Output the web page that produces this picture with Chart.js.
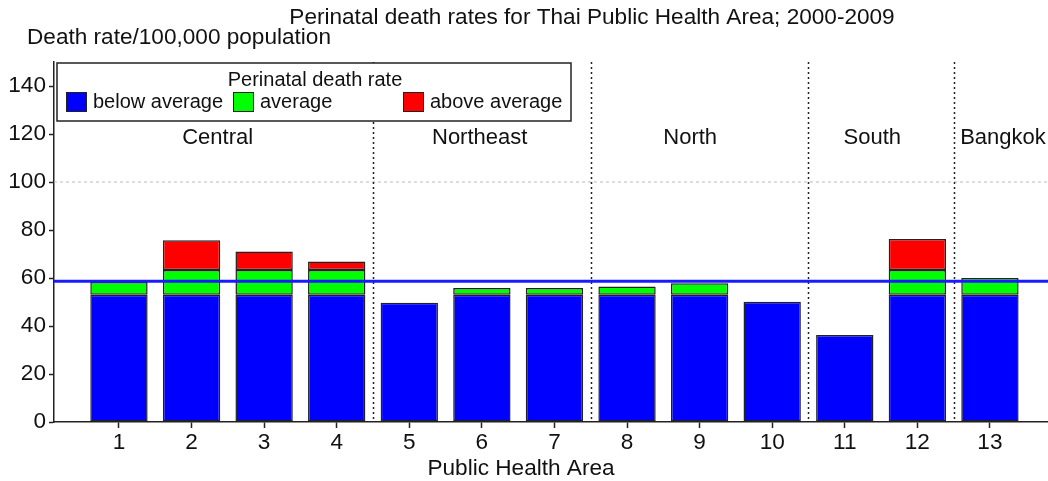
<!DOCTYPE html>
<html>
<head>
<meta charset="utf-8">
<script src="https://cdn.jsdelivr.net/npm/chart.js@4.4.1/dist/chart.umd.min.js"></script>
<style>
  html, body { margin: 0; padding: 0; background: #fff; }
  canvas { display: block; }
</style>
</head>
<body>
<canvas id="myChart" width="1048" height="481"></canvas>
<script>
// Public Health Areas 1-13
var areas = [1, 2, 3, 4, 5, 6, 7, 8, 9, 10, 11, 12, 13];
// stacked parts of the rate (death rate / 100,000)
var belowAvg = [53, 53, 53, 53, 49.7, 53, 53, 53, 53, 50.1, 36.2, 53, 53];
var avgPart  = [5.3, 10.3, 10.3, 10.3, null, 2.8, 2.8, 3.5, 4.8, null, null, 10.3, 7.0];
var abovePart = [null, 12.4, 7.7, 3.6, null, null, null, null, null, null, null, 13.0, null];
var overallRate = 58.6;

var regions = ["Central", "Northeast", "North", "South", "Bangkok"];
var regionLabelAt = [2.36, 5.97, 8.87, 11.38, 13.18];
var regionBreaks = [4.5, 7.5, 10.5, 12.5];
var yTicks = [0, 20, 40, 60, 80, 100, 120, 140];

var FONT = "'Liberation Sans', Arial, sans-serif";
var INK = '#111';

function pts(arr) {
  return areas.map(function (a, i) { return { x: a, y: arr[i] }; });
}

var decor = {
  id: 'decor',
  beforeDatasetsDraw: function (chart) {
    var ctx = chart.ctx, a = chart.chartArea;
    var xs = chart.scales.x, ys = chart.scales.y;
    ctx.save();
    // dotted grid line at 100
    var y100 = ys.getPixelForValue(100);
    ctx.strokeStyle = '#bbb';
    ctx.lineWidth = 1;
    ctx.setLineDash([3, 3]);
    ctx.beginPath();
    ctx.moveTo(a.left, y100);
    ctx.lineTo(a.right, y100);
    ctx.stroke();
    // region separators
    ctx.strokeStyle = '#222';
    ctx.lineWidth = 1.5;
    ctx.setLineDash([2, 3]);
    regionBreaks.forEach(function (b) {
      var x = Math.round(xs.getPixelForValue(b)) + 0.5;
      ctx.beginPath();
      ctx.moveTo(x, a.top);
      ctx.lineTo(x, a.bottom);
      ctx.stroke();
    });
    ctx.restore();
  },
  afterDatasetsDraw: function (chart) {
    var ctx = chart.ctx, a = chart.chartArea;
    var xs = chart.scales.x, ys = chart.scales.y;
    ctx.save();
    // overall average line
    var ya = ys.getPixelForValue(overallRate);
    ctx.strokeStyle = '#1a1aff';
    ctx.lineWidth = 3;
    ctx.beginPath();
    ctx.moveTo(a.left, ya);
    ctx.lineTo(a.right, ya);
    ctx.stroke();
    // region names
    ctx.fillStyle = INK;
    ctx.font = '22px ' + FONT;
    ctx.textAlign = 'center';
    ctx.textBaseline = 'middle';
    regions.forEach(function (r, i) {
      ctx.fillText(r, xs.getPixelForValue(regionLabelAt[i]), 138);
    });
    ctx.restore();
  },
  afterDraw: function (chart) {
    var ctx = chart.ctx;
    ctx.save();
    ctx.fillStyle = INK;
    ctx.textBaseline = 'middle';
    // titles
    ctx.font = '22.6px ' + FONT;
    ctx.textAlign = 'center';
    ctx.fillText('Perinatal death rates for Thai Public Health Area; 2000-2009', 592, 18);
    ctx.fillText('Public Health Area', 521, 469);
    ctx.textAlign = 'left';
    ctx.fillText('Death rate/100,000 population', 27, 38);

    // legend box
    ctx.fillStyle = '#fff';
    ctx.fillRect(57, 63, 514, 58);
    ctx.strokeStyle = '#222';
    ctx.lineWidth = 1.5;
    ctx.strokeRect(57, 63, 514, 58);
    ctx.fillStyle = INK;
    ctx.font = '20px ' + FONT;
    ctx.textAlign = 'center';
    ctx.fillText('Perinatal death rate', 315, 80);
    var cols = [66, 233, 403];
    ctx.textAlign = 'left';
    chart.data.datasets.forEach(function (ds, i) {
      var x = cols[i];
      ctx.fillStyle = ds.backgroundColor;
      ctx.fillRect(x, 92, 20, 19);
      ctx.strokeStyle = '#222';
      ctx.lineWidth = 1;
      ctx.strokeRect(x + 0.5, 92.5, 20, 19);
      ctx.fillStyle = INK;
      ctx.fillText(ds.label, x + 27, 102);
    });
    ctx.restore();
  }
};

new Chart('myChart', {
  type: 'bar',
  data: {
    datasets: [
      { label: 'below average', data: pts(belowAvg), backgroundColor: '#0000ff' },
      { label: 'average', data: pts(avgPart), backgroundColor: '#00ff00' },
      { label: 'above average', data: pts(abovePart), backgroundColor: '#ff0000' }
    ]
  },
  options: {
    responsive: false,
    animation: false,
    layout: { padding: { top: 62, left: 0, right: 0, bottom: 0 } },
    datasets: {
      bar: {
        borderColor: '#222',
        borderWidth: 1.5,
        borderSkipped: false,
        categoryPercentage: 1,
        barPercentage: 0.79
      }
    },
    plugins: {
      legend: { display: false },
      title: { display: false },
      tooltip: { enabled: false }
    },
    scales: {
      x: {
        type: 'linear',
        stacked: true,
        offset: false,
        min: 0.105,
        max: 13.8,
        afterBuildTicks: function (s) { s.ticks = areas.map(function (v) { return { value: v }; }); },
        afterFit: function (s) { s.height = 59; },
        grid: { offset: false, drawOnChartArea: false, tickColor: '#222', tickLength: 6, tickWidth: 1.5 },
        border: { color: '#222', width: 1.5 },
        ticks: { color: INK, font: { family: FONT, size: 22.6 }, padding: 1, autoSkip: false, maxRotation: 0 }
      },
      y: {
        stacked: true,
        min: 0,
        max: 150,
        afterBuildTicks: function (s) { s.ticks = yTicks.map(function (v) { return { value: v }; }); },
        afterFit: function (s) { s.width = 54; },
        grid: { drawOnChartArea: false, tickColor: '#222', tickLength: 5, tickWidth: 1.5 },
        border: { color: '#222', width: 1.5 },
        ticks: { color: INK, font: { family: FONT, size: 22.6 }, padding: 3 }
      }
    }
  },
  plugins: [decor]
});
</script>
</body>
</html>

--------------------------------------------------

Transcribe the material as is, with images omitted.

Output the web page that produces this picture with Chart.js.
<!DOCTYPE html>
<html>
<head>
<meta charset="utf-8">
<script src="https://cdn.jsdelivr.net/npm/chart.js@4.4.1/dist/chart.umd.min.js"></script>
<style>
  html, body { margin: 0; padding: 0; background: #fff; }
  canvas { display: block; }
</style>
</head>
<body>
<canvas id="myChart" width="1048" height="481"></canvas>
<script>
// Public Health Areas 1-13
var areas = [1, 2, 3, 4, 5, 6, 7, 8, 9, 10, 11, 12, 13];
// stacked parts of the rate (death rate / 100,000)
var belowAvg = [53, 53, 53, 53, 49.7, 53, 53, 53, 53, 50.1, 36.2, 53, 53];
var avgPart  = [5.3, 10.3, 10.3, 10.3, null, 2.8, 2.8, 3.5, 4.8, null, null, 10.3, 7.0];
var abovePart = [null, 12.4, 7.7, 3.6, null, null, null, null, null, null, null, 13.0, null];
var overallRate = 58.6;

var regions = ["Central", "Northeast", "North", "South", "Bangkok"];
var regionLabelAt = [2.36, 5.97, 8.87, 11.38, 13.18];
var regionBreaks = [4.5, 7.5, 10.5, 12.5];
var yTicks = [0, 20, 40, 60, 80, 100, 120, 140];

var FONT = "'Liberation Sans', Arial, sans-serif";
var INK = '#111';

function pts(arr) {
  return areas.map(function (a, i) { return { x: a, y: arr[i] }; });
}

var decor = {
  id: 'decor',
  beforeDatasetsDraw: function (chart) {
    var ctx = chart.ctx, a = chart.chartArea;
    var xs = chart.scales.x, ys = chart.scales.y;
    ctx.save();
    // dotted grid line at 100
    var y100 = ys.getPixelForValue(100);
    ctx.strokeStyle = '#bbb';
    ctx.lineWidth = 1;
    ctx.setLineDash([3, 3]);
    ctx.beginPath();
    ctx.moveTo(a.left, y100);
    ctx.lineTo(a.right, y100);
    ctx.stroke();
    // region separators
    ctx.strokeStyle = '#222';
    ctx.lineWidth = 1.5;
    ctx.setLineDash([2, 3]);
    regionBreaks.forEach(function (b) {
      var x = Math.round(xs.getPixelForValue(b)) + 0.5;
      ctx.beginPath();
      ctx.moveTo(x, a.top);
      ctx.lineTo(x, a.bottom);
      ctx.stroke();
    });
    ctx.restore();
  },
  afterDatasetsDraw: function (chart) {
    var ctx = chart.ctx, a = chart.chartArea;
    var xs = chart.scales.x, ys = chart.scales.y;
    ctx.save();
    // overall average line
    var ya = ys.getPixelForValue(overallRate);
    ctx.strokeStyle = '#1a1aff';
    ctx.lineWidth = 3;
    ctx.beginPath();
    ctx.moveTo(a.left, ya);
    ctx.lineTo(a.right, ya);
    ctx.stroke();
    // region names
    ctx.fillStyle = INK;
    ctx.font = '22px ' + FONT;
    ctx.textAlign = 'center';
    ctx.textBaseline = 'middle';
    regions.forEach(function (r, i) {
      ctx.fillText(r, xs.getPixelForValue(regionLabelAt[i]), 138);
    });
    ctx.restore();
  },
  afterDraw: function (chart) {
    var ctx = chart.ctx;
    ctx.save();
    ctx.fillStyle = INK;
    ctx.textBaseline = 'middle';
    // titles
    ctx.font = '22.6px ' + FONT;
    ctx.textAlign = 'center';
    ctx.fillText('Perinatal death rates for Thai Public Health Area; 2000-2009', 592, 18);
    ctx.fillText('Public Health Area', 521, 469);
    ctx.textAlign = 'left';
    ctx.fillText('Death rate/100,000 population', 27, 38);

    // legend box
    ctx.fillStyle = '#fff';
    ctx.fillRect(57, 63, 514, 58);
    ctx.strokeStyle = '#222';
    ctx.lineWidth = 1.5;
    ctx.strokeRect(57, 63, 514, 58);
    ctx.fillStyle = INK;
    ctx.font = '20px ' + FONT;
    ctx.textAlign = 'center';
    ctx.fillText('Perinatal death rate', 315, 80);
    var cols = [66, 233, 403];
    ctx.textAlign = 'left';
    chart.data.datasets.forEach(function (ds, i) {
      var x = cols[i];
      ctx.fillStyle = ds.backgroundColor;
      ctx.fillRect(x, 92, 20, 19);
      ctx.strokeStyle = '#222';
      ctx.lineWidth = 1;
      ctx.strokeRect(x + 0.5, 92.5, 20, 19);
      ctx.fillStyle = INK;
      ctx.fillText(ds.label, x + 27, 102);
    });
    ctx.restore();
  }
};

new Chart('myChart', {
  type: 'bar',
  data: {
    datasets: [
      { label: 'below average', data: pts(belowAvg), backgroundColor: '#0000ff' },
      { label: 'average', data: pts(avgPart), backgroundColor: '#00ff00' },
      { label: 'above average', data: pts(abovePart), backgroundColor: '#ff0000' }
    ]
  },
  options: {
    responsive: false,
    animation: false,
    layout: { padding: { top: 62, left: 0, right: 0, bottom: 0 } },
    datasets: {
      bar: {
        borderColor: '#222',
        borderWidth: 1.5,
        borderSkipped: false,
        categoryPercentage: 1,
        barPercentage: 0.79
      }
    },
    plugins: {
      legend: { display: false },
      title: { display: false },
      tooltip: { enabled: false }
    },
    scales: {
      x: {
        type: 'linear',
        stacked: true,
        offset: false,
        min: 0.105,
        max: 13.8,
        afterBuildTicks: function (s) { s.ticks = areas.map(function (v) { return { value: v }; }); },
        afterFit: function (s) { s.height = 59; },
        grid: { offset: false, drawOnChartArea: false, tickColor: '#222', tickLength: 6, tickWidth: 1.5 },
        border: { color: '#222', width: 1.5 },
        ticks: { color: INK, font: { family: FONT, size: 22.6 }, padding: 1, autoSkip: false, maxRotation: 0 }
      },
      y: {
        stacked: true,
        min: 0,
        max: 150,
        afterBuildTicks: function (s) { s.ticks = yTicks.map(function (v) { return { value: v }; }); },
        afterFit: function (s) { s.width = 54; },
        grid: { drawOnChartArea: false, tickColor: '#222', tickLength: 5, tickWidth: 1.5 },
        border: { color: '#222', width: 1.5 },
        ticks: { color: INK, font: { family: FONT, size: 22.6 }, padding: 3 }
      }
    }
  },
  plugins: [decor]
});
</script>
</body>
</html>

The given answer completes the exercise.